We find neither plain nor harmless error as the judge's immediate caution to the jury neutralized any possibility of harm. E.g., United States v. Endicott, 803 F.2d 506, 513 (9th Cir. 1986); United States v. Polizzi, 801 F.2d 1543, 1558 (9th Cir. 1986). Dennis has not explained how the instruction did not cure any improper shifting of the burden. We will not assume that the jury ignored the curative instruction. Berry, 627 F.2d at 200.
Dennis further contends that the government knowingly used perjured testimony and made remarks in closing arguments that inflamed and prejudiced the jury. Dennis has failed to show that the testimony was perjured. The remark that Dennis enjoyed an expensive lifestyle was a reasonable inference from the evidence admitted and was not improper. See United States v. Birges, 723 F.2d 666, 671-72 (9th Cir.), cert. denied, 469 U.S. 863 (1984).

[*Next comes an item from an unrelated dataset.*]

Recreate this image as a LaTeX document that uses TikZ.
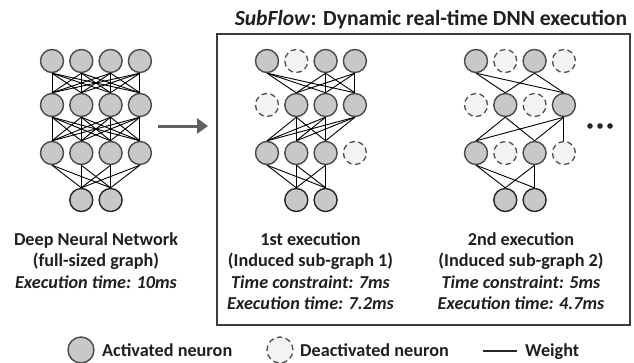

Both Susan and Dennis contend that the admission of the prior testimony of a deceased witness violated their confrontation rights. The witness had testified at the prior trial of codefendants but died within one year of her testimony.
The test for determining the reliability of out-of-court statements depends on the facts of each case and whether the "factors surrounding the making of the out-of-court statement, taken as a whole, indicate trustworthiness." Barker v. Morris, 761 F.2d 1396, 1403 (9th Cir. 1985), cert. denied, 474 U.S. 1063 (1986). We agree with the district court that the witness's testimony, although not videotaped as in Barker, was otherwise sufficiently reliable. Several factors, including corroboration, personal knowledge, testimony under oath, injurious revelations, and prior cross-examination by the codefendants in a manner consistent with appellants' interest, constitute particular guarantees of trustworthiness.